The 74-year-old Court, who won a record 24 grand slam titles in a glittering career, came under fire again on Wednesday when she claimed tennis was "full of lesbians" in a radio interview, a week after expressing her opposition to same-sex marriage.
"It is now clear exactly who Court is: an amazing tennis player, and a racist and a homophobe," Navratilova wrote in an open letter published by Fairfax Media.
"Her vitriol is not just an opinion. She is actively trying to keep LGBT people from getting equal rights (note to Court: we are human beings, too). She is demonising trans kids and trans adults everywhere.
"And now, linking LGBT to Nazis, communists, the devil? This is not OK. This is in fact sick and it is dangerous. Kids will suffer more because of this continuous bashing and stigmatising of our LGBT community."
Czech-born American Navratilova said she had forgiven the Australian for calling her a bad role model in the 1990s "because I was a lesbian".

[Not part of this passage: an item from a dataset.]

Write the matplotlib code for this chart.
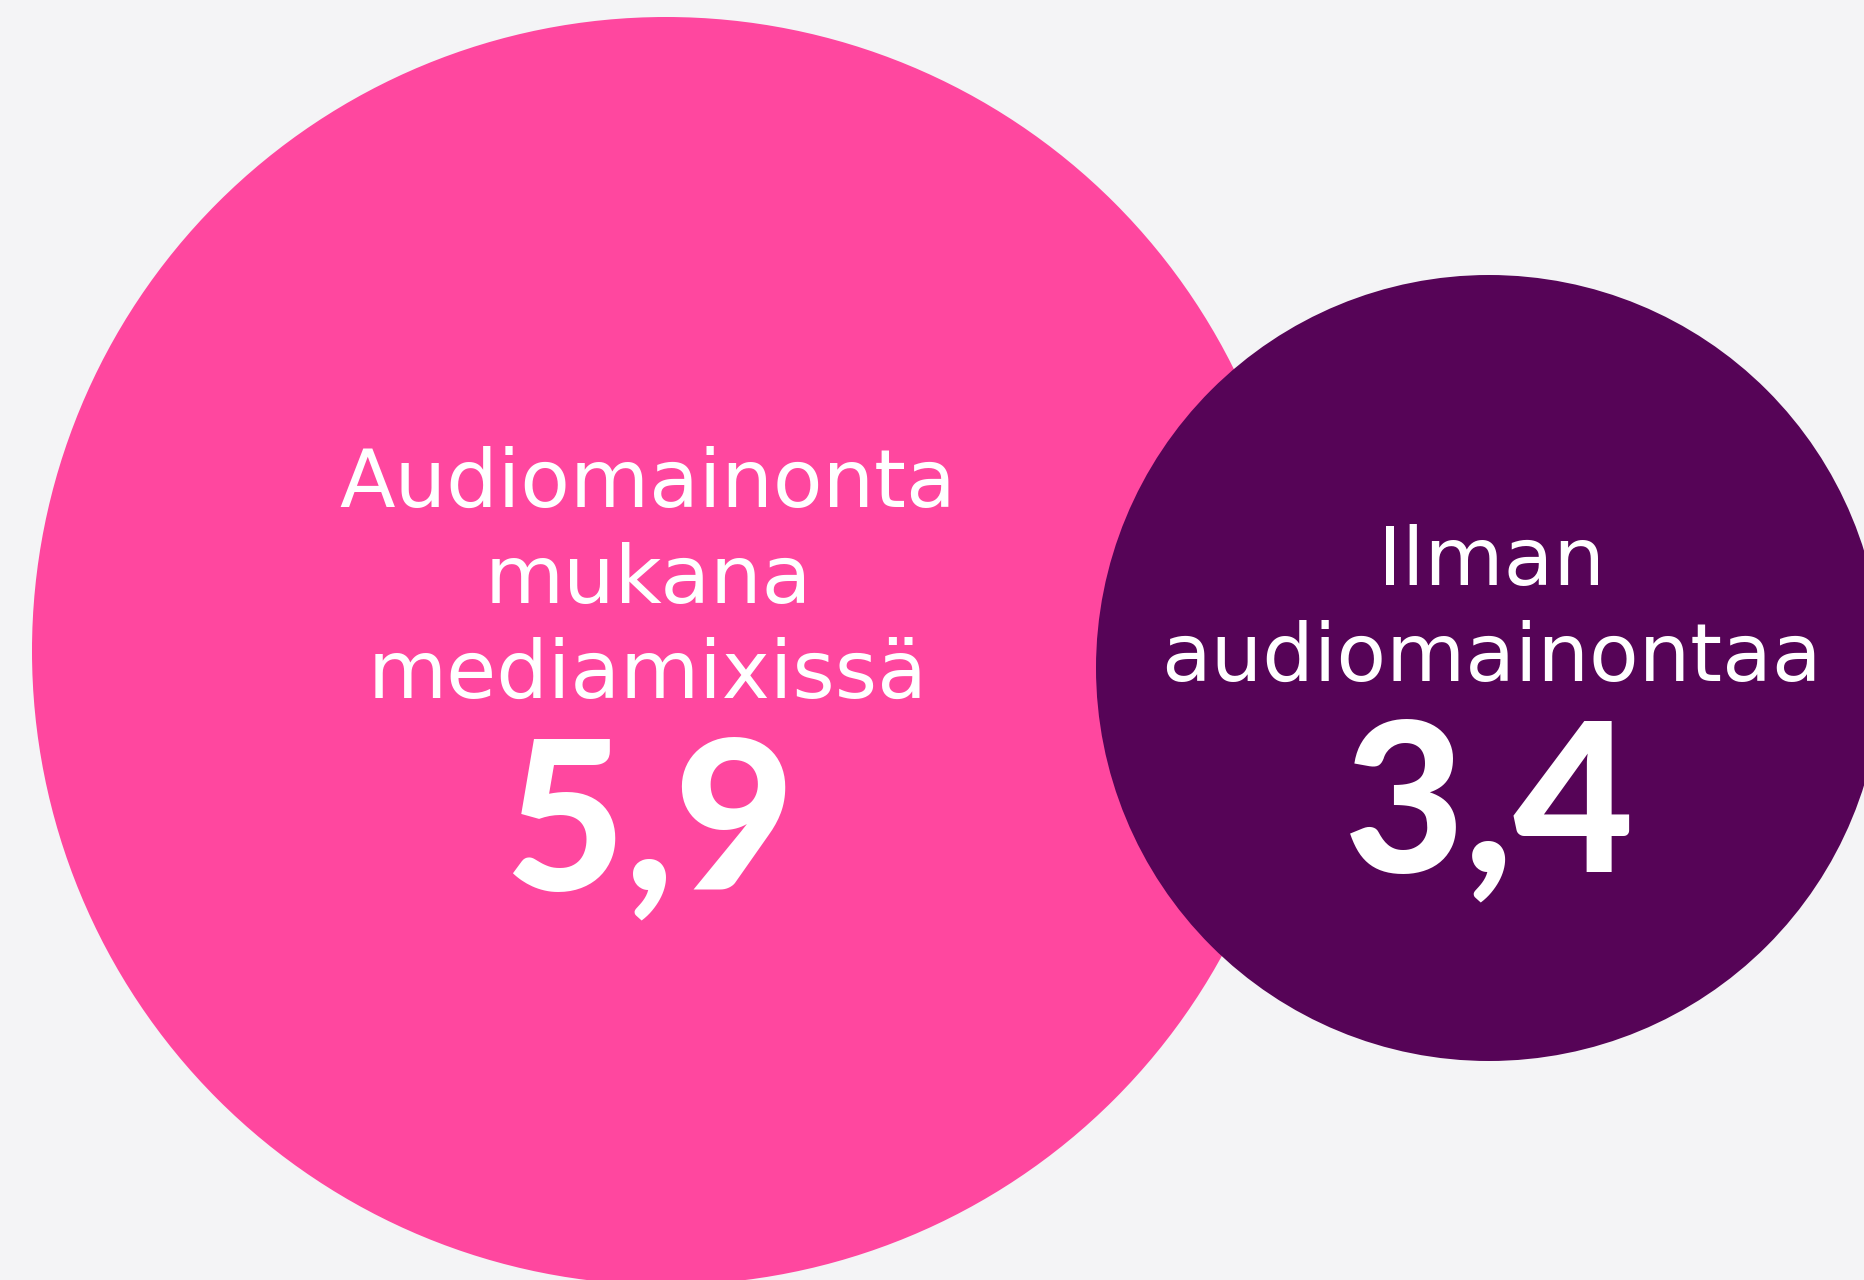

"Now she is doubling down with her ridiculous comments about older women luring young girls on the tour to parties to turn them into lesbians. It's a good thing she didn't name anyone as I am pretty sure she would be sued for defamation."
Court's views triggered speculation that some players might refuse to play in the Melbourne Park arena that bears her name at next year's Australian Open.
"The platform people like Margaret Court use needs to be made smaller, not bigger," Navratilova said, addressing the arena itself, while adding that another Australian great should be recognised instead.
"Which is why I think it's time to change your name. And I think the Evonne Goolagong Arena has a great ring to it. Now there is a person we can all celebrate. On every level."